12.25日报

完成大型数据库实验二熟悉常用的HDFS操作,以下为实验内容

实验2

熟悉常用的HDFS操作

 

 

1.实验目的

(1)理解HDFS在Hadoop体系结构中的角色;

(2)熟练使用HDFS操作常用的Shell命令;

(3)熟悉HDFS操作常用的Java API。

2. 实验平台

(1)操作系统:Linux(建议Ubuntu16.04或Ubuntu18.04);

(2)Hadoop版本:3.1.3;

(3)JDK版本:1.8;

(4)Java IDE:Eclipse。

3. 实验步骤

(一)编程实现以下功能,并利用Hadoop提供的Shell命令完成相同任务:

(1)     向HDFS中上传任意文本文件,如果指定的文件在HDFS中已经存在,则由用户来指定是追加到原有文件末尾还是覆盖原有的文件;

(2)     从HDFS中下载指定文件,如果本地文件与要下载的文件名称相同,则自动对下载的文件重命名;

(3)     将HDFS中指定文件的内容输出到终端中;

(4)     显示HDFS中指定的文件的读写权限、大小、创建时间、路径等信息;

(5)     给定HDFS中某一个目录,输出该目录下的所有文件的读写权限、大小、创建时间、路径等信息,如果该文件是目录,则递归输出该目录下所有文件相关信息;

(6)     提供一个HDFS内的文件的路径,对该文件进行创建和删除操作。如果文件所在目录不存在,则自动创建目录;

 

(7)     提供一个HDFS的目录的路径,对该目录进行创建和删除操作。
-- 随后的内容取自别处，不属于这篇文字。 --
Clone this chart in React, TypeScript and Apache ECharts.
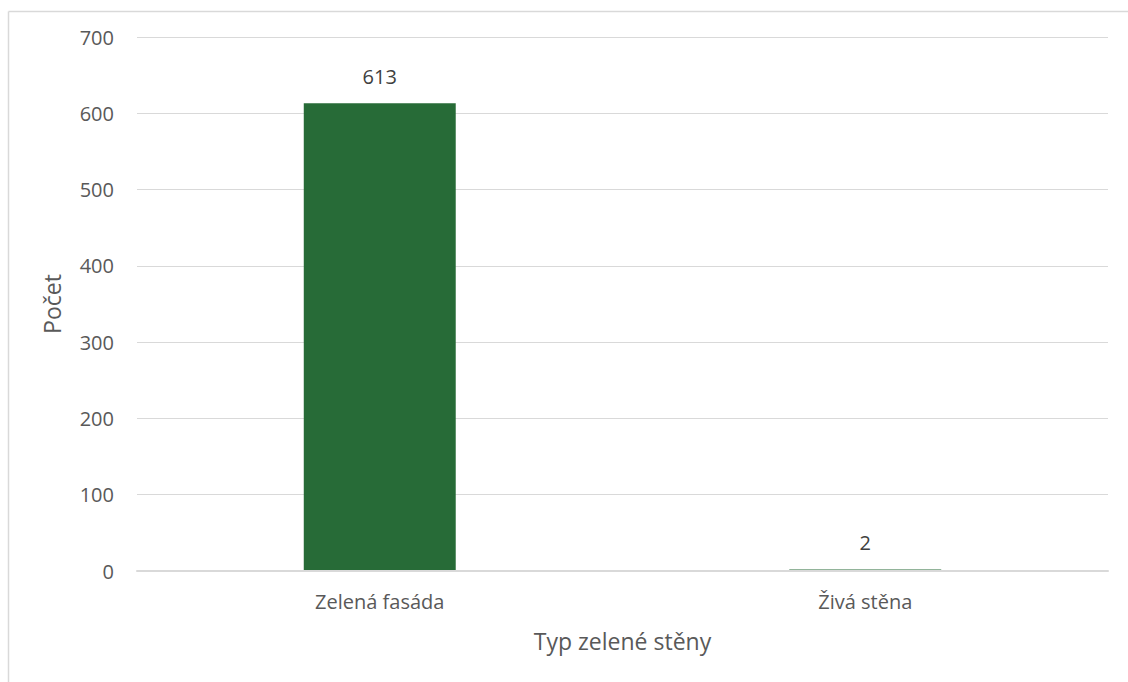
import React, { useEffect, useRef } from "react";
import * as echarts from "echarts";

const categories = ["Zelená fasáda", "Živá stěna"];
const values = [613, 2];
const yTicks = { min: 0, max: 700, interval: 100 };
const xTitle = "Typ zelené stěny";
const yTitle = "Počet";

const FONT = "'Segoe UI', 'Open Sans', 'Noto Sans', sans-serif";
const TXT = "#595959";

export default function App() {
  const ref = useRef<HTMLDivElement>(null);
  useEffect(() => {
    if (!ref.current) return;
    const chart = echarts.init(ref.current, undefined, { renderer: "svg" });
    chart.setOption({
      animation: false,
      backgroundColor: "#ffffff",
      textStyle: { fontFamily: FONT },
      graphic: [
        { type: "line", shape: { x1: 8.5, y1: 11.5, x2: 1128, y2: 11.5 }, style: { stroke: "#d9d9d9", lineWidth: 1.5 } },
        { type: "line", shape: { x1: 8.5, y1: 11.5, x2: 8.5, y2: 682 }, style: { stroke: "#d9d9d9", lineWidth: 1.5 } },
      ],
      grid: { left: 137, right: 20, top: 37, bottom: 111, containLabel: false },
      xAxis: {
        type: "category",
        data: categories,
        name: xTitle,
        nameLocation: "middle",
        nameGap: 58,
        z: 5,
        nameTextStyle: { fontSize: 23, color: TXT, fontFamily: FONT },
        axisLine: { lineStyle: { color: "#d9d9d9", width: 2 } },
        axisTick: { show: false },
        axisLabel: { fontSize: 20, color: TXT, margin: 20, fontFamily: FONT },
      },
      yAxis: {
        type: "value",
        min: yTicks.min,
        max: yTicks.max,
        interval: yTicks.interval,
        name: yTitle,
        nameLocation: "middle",
        nameGap: 74,
        nameTextStyle: { fontSize: 23, color: TXT, fontFamily: FONT },
        axisLine: { show: false },
        axisTick: { show: false },
        axisLabel: { fontSize: 20, color: TXT, margin: 23, fontFamily: FONT },
        splitLine: { lineStyle: { color: "#d9d9d9", width: 1 } },
      },
      series: [
        {
          type: "bar",
          data: values,
          barWidth: "31.3%",
          itemStyle: { color: "#276B37" },
          label: {
            show: true,
            position: "top",
            distance: 17,
            fontSize: 20,
            color: "#404040",
            fontFamily: FONT,
          },
        },
      ],
    });
    return () => chart.dispose();
  }, []);
  return <div ref={ref} style={{ width: 1128, height: 682, position: "absolute", left: 0, top: 0 }} />;
}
创建目录时,如果目录文件所在目录不存在,则自动创建相应目录;删除目录时,由用户指定当该目录不为空时是否还删除该目录;

(8)     向HDFS中指定的文件追加内容,由用户指定内容追加到原有文件的开头或结尾;

(9)     删除HDFS中指定的文件;

(10)   在HDFS中,将文件从源路径移动到目的路径。

 

(二)编程实现一个类“MyFSDataInputStream”,该类继承“org.apache.hadoop.fs.FSDataInputStream”,要求如下:实现按行读取HDFS中指定文件的方法“readLine()”,如果读到文件末尾,则返回空,否则返回文件一行的文本。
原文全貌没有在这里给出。